Supplied material:
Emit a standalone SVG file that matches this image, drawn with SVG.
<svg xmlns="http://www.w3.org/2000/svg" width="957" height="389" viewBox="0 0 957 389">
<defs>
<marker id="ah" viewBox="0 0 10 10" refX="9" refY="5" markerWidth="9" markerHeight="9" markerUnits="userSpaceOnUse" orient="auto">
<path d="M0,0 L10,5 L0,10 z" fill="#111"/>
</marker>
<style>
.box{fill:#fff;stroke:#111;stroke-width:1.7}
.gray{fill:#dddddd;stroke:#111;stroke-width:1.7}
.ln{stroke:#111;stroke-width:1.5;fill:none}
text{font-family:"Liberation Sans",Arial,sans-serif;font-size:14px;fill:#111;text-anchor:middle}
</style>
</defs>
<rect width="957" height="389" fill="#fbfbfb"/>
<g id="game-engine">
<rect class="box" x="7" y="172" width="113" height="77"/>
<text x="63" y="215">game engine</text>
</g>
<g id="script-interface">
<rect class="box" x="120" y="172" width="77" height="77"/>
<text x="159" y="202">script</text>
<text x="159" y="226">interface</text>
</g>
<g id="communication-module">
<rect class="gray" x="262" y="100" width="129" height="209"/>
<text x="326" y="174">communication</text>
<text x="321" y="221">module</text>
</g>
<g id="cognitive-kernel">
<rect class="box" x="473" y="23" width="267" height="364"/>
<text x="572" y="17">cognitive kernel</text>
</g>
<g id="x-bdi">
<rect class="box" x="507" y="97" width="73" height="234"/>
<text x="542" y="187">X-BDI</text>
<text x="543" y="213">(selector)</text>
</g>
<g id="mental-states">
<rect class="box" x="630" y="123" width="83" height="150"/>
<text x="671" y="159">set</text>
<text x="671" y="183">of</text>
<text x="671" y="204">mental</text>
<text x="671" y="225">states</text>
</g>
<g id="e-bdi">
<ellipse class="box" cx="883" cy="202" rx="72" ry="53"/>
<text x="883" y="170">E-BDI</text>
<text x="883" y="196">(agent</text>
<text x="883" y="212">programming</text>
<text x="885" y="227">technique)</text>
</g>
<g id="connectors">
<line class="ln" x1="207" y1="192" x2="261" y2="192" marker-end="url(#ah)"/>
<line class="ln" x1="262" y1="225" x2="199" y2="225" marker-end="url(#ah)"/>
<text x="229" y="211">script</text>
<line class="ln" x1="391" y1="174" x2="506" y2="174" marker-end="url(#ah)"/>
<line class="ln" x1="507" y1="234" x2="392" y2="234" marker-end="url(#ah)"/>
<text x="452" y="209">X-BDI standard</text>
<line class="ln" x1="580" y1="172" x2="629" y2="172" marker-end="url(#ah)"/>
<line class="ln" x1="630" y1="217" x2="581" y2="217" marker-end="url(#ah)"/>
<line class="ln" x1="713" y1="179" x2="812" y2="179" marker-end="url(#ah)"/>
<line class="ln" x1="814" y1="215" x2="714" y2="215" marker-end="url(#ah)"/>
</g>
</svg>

Task description:
Each line of the material above needs to be quoted exactly, please.

Solution:
Emit a standalone SVG file that matches this image, drawn with SVG.
<svg xmlns="http://www.w3.org/2000/svg" width="957" height="389" viewBox="0 0 957 389">
<defs>
<marker id="ah" viewBox="0 0 10 10" refX="9" refY="5" markerWidth="9" markerHeight="9" markerUnits="userSpaceOnUse" orient="auto">
<path d="M0,0 L10,5 L0,10 z" fill="#111"/>
</marker>
<style>
.box{fill:#fff;stroke:#111;stroke-width:1.7}
.gray{fill:#dddddd;stroke:#111;stroke-width:1.7}
.ln{stroke:#111;stroke-width:1.5;fill:none}
text{font-family:"Liberation Sans",Arial,sans-serif;font-size:14px;fill:#111;text-anchor:middle}
</style>
</defs>
<rect width="957" height="389" fill="#fbfbfb"/>
<g id="game-engine">
<rect class="box" x="7" y="172" width="113" height="77"/>
<text x="63" y="215">game engine</text>
</g>
<g id="script-interface">
<rect class="box" x="120" y="172" width="77" height="77"/>
<text x="159" y="202">script</text>
<text x="159" y="226">interface</text>
</g>
<g id="communication-module">
<rect class="gray" x="262" y="100" width="129" height="209"/>
<text x="326" y="174">communication</text>
<text x="321" y="221">module</text>
</g>
<g id="cognitive-kernel">
<rect class="box" x="473" y="23" width="267" height="364"/>
<text x="572" y="17">cognitive kernel</text>
</g>
<g id="x-bdi">
<rect class="box" x="507" y="97" width="73" height="234"/>
<text x="542" y="187">X-BDI</text>
<text x="543" y="213">(selector)</text>
</g>
<g id="mental-states">
<rect class="box" x="630" y="123" width="83" height="150"/>
<text x="671" y="159">set</text>
<text x="671" y="183">of</text>
<text x="671" y="204">mental</text>
<text x="671" y="225">states</text>
</g>
<g id="e-bdi">
<ellipse class="box" cx="883" cy="202" rx="72" ry="53"/>
<text x="883" y="170">E-BDI</text>
<text x="883" y="196">(agent</text>
<text x="883" y="212">programming</text>
<text x="885" y="227">technique)</text>
</g>
<g id="connectors">
<line class="ln" x1="207" y1="192" x2="261" y2="192" marker-end="url(#ah)"/>
<line class="ln" x1="262" y1="225" x2="199" y2="225" marker-end="url(#ah)"/>
<text x="229" y="211">script</text>
<line class="ln" x1="391" y1="174" x2="506" y2="174" marker-end="url(#ah)"/>
<line class="ln" x1="507" y1="234" x2="392" y2="234" marker-end="url(#ah)"/>
<text x="452" y="209">X-BDI standard</text>
<line class="ln" x1="580" y1="172" x2="629" y2="172" marker-end="url(#ah)"/>
<line class="ln" x1="630" y1="217" x2="581" y2="217" marker-end="url(#ah)"/>
<line class="ln" x1="713" y1="179" x2="812" y2="179" marker-end="url(#ah)"/>
<line class="ln" x1="814" y1="215" x2="714" y2="215" marker-end="url(#ah)"/>
</g>
</svg>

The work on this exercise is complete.